Copy the lines of the data below exactly, starting at the first and stopping after the line that contains "plt.rcParams['mathtext.it'] = 'Liberation"; include no pictures.

## Start

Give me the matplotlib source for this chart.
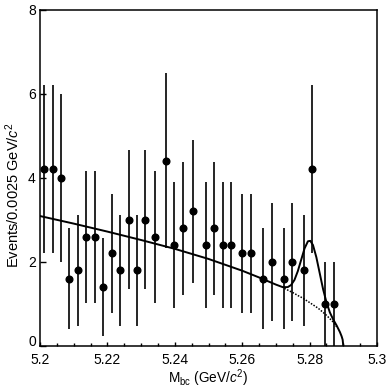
import matplotlib.pyplot as plt
import numpy as np

plt.rcParams['font.family'] = ['Liberation Sans', 'DejaVu Sans']
plt.rcParams['mathtext.fontset'] = 'custom'
plt.rcParams['mathtext.rm'] = 'Liberation Sans'
plt.rcParams['mathtext.it'] = 'Liberation Sans:italic'

# data points
mbc = [5.2013, 5.2038, 5.2062, 5.2087, 5.2113, 5.2137, 5.2163, 5.2188,
       5.2214, 5.2237, 5.2263, 5.2287, 5.2313, 5.2341, 5.2373, 5.2397,
       5.2423, 5.2455, 5.2494, 5.2517, 5.2543, 5.2568, 5.2599, 5.2627,
       5.2663, 5.2688, 5.2723, 5.2748, 5.2783, 5.2806, 5.2847, 5.2872]
events = [4.2, 4.2, 4.0, 1.6, 1.8, 2.6, 2.6, 1.4,
          2.2, 1.8, 3.0, 1.8, 3.0, 2.6, 4.4, 2.4,
          2.8, 3.2, 2.4, 2.8, 2.4, 2.4, 2.2, 2.2,
          1.6, 2.0, 1.6, 2.0, 1.8, 4.2, 1.0, 1.0]
errors = [2.0, 2.0, 2.0, 1.2, 1.32, 1.57, 1.57, 1.16,
          1.42, 1.32, 1.65, 1.32, 1.65, 1.57, 2.08, 1.5,
          1.58, 1.7, 1.5, 1.58, 1.5, 1.5, 1.42, 1.42,
          1.2, 1.4, 1.2, 1.4, 1.32, 2.0, 1.0, 1.0]

# total fit curve (solid), vertices
fit_x = [5.2000, 5.2100, 5.2200, 5.2300, 5.2400, 5.2500, 5.2550, 5.2600,
         5.2650, 5.2700, 5.2720, 5.2735, 5.2745, 5.2755, 5.2765, 5.2775,
         5.2785, 5.2795, 5.2802, 5.2810, 5.2820, 5.2830, 5.2840, 5.2850,
         5.2860, 5.2870, 5.2880, 5.2890, 5.2895, 5.2898, 5.2900]
fit_y = [3.09, 2.91, 2.72, 2.52, 2.31, 2.07, 1.93, 1.79,
         1.63, 1.46, 1.40, 1.40, 1.45, 1.57, 1.78, 2.05,
         2.32, 2.49, 2.50, 2.40, 2.11, 1.73, 1.35, 1.04,
         0.80, 0.63, 0.49, 0.33, 0.23, 0.15, 0.0]

# background only (dotted) under the peak
bkg_x = [5.2725, 5.2735, 5.2745, 5.2755, 5.2765, 5.2775, 5.2785, 5.2795,
         5.2810, 5.2825, 5.2840, 5.2850, 5.2860, 5.2870, 5.2880]
bkg_y = [1.37, 1.33, 1.29, 1.25, 1.20, 1.16, 1.11, 1.06,
         0.98, 0.90, 0.80, 0.73, 0.65, 0.57, 0.46]


def draw_mbc(ax):
    ax.errorbar(mbc, events, yerr=errors, fmt='o', color='black',
                markersize=4.8, elinewidth=1.2, capsize=0)
    ax.plot(fit_x, fit_y, color='black', lw=1.4)
    ax.plot(bkg_x, bkg_y, color='black', lw=1.1, linestyle=(0, (1, 1)))

    ax.set_xlim(5.2, 5.3)
    ax.set_ylim(0, 8)
    ax.set_xticks([5.2, 5.22, 5.24, 5.26, 5.28, 5.3])
    ax.set_xticklabels(['5.2', '5.22', '5.24', '5.26', '5.28', '5.3'])
    ax.set_xticks(np.arange(5.2, 5.3001, 0.005), minor=True)
    ax.set_yticks([0, 2, 4, 6, 8])
    ax.tick_params(direction='in', length=3, width=1, labelsize=10,
                   top=False, right=False)
    ax.tick_params(which='minor', direction='in', length=2.5, width=1,
                   top=False, right=False)
    ax.tick_params(axis='x', pad=5)
    ax.tick_params(axis='y', length=4, pad=3)
    ax.get_yticklabels()[0].set_va('baseline')
    for s in ax.spines.values():
        s.set_linewidth(1.1)

    ax.set_xlabel(r'M$_{\rm bc}$ (GeV/$c^2$)', fontsize=9.8)
    ax.xaxis.set_label_coords(0.5, -0.064)
    ax.set_ylabel(r'Events/0.0025 GeV/$c^2$', fontsize=10.5, va='center')
    ax.yaxis.set_label_coords(-0.080, 0.45)


if __name__ == '__main__':
    fig = plt.figure(figsize=(3.87, 3.90), dpi=100)
    ax = fig.add_axes([0.1034, 0.1128, 0.8708, 0.8628])
    draw_mbc(ax)
    fig.savefig('out.png', dpi=100)
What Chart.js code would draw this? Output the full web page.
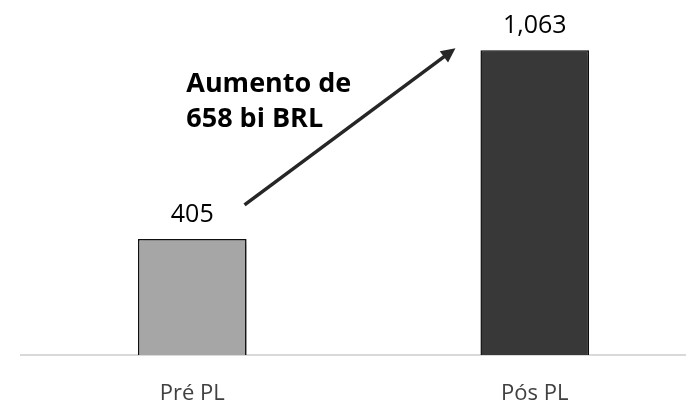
<!DOCTYPE html>
<html>
<head>
<meta charset="utf-8">
<script src="https://cdn.jsdelivr.net/npm/chart.js@4"></script>
<style>
  html, body { margin: 0; padding: 0; background: #fff; }
  #wrap { width: 686px; height: 403px; overflow: hidden; }
</style>
</head>
<body>
<div id="wrap"><canvas id="myChart" width="706" height="403"></canvas></div>
<script>
const categories = ["Pré PL", "Pós PL"];
const values = [405, 1063];
const barColors = ["#a6a6a6", "#383838"];
const annotationLines = ["Aumento de", "658 bi BRL"];

// soft drop shadow behind the bars
const barShadow = {
  id: "barShadow",
  beforeDatasetsDraw(chart) {
    const ctx = chart.ctx;
    ctx.save();
    ctx.shadowColor = "rgba(0,0,0,0.4)";
    ctx.shadowBlur = 6;
    ctx.shadowOffsetX = 4;
    ctx.shadowOffsetY = 2;
  },
  afterDatasetsDraw(chart) {
    chart.ctx.restore();
  }
};

// value labels, arrow and text
const overlay = {
  id: "overlay",
  afterDraw(chart) {
    const ctx = chart.ctx;
    const bars = chart.getDatasetMeta(0).data;
    ctx.save();
    ctx.fillStyle = "#000";
    ctx.font = "25px 'Open Sans'";
    ctx.textAlign = "center";
    ctx.textBaseline = "alphabetic";
    bars.forEach((bar, i) => {
      ctx.fillText(values[i].toLocaleString("en-US"), bar.x, bar.y - 17);
    });

    const b1 = bars[0], b2 = bars[1];
    const x1 = b1.x + b1.width / 2 - 2, y1 = b1.y - 34;
    const x2 = b2.x - b2.width / 2 - 25, y2 = b2.y - 2;
    const ang = Math.atan2(y2 - y1, x2 - x1);
    const head = 16;
    ctx.strokeStyle = "#262626";
    ctx.fillStyle = "#262626";
    ctx.lineWidth = 3.5;
    ctx.beginPath();
    ctx.moveTo(x1, y1);
    ctx.lineTo(x2 - head * 0.8 * Math.cos(ang), y2 - head * 0.8 * Math.sin(ang));
    ctx.stroke();
    ctx.beginPath();
    ctx.moveTo(x2, y2);
    ctx.lineTo(x2 - head * Math.cos(ang - 0.45), y2 - head * Math.sin(ang - 0.45));
    ctx.lineTo(x2 - head * Math.cos(ang + 0.45), y2 - head * Math.sin(ang + 0.45));
    ctx.closePath();
    ctx.fill();

    ctx.fillStyle = "#000";
    ctx.font = "bold 27px 'Open Sans'";
    ctx.textAlign = "left";
    ctx.textBaseline = "alphabetic";
    const top = chart.chartArea.top;
    ctx.fillText(annotationLines[0], b1.x - 6, top + 81);
    ctx.fillText(annotationLines[1], b1.x - 6, top + 116);
    ctx.restore();
  }
};

new Chart(document.getElementById("myChart"), {
  type: "bar",
  data: {
    labels: categories,
    datasets: [{
      data: values,
      backgroundColor: barColors,
      borderColor: "#111",
      borderWidth: 1.5,
      categoryPercentage: 1,
      barPercentage: 0.317
    }]
  },
  options: {
    responsive: false,
    animation: false,
    layout: { padding: { left: 21, top: 11, right: 0, bottom: 0 } },
    plugins: { legend: { display: false }, tooltip: { enabled: false } },
    scales: {
      y: { display: false, min: 0, max: 1200 },
      x: {
        grid: { display: false, drawTicks: false },
        border: { display: true, color: "#d9d9d9", width: 2 },
        ticks: { color: "#404040", font: { family: "'Open Sans'", size: 22 }, padding: 26 },
        afterFit(scale) { scale.height = 48; }
      }
    }
  },
  plugins: [barShadow, overlay]
});
</script>
</body>
</html>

## End

**Finished answer:**
Give me the matplotlib source for this chart.
import matplotlib.pyplot as plt
import numpy as np

plt.rcParams['font.family'] = ['Liberation Sans', 'DejaVu Sans']
plt.rcParams['mathtext.fontset'] = 'custom'
plt.rcParams['mathtext.rm'] = 'Liberation Sans'
plt.rcParams['mathtext.it'] = 'Liberation Sans:italic'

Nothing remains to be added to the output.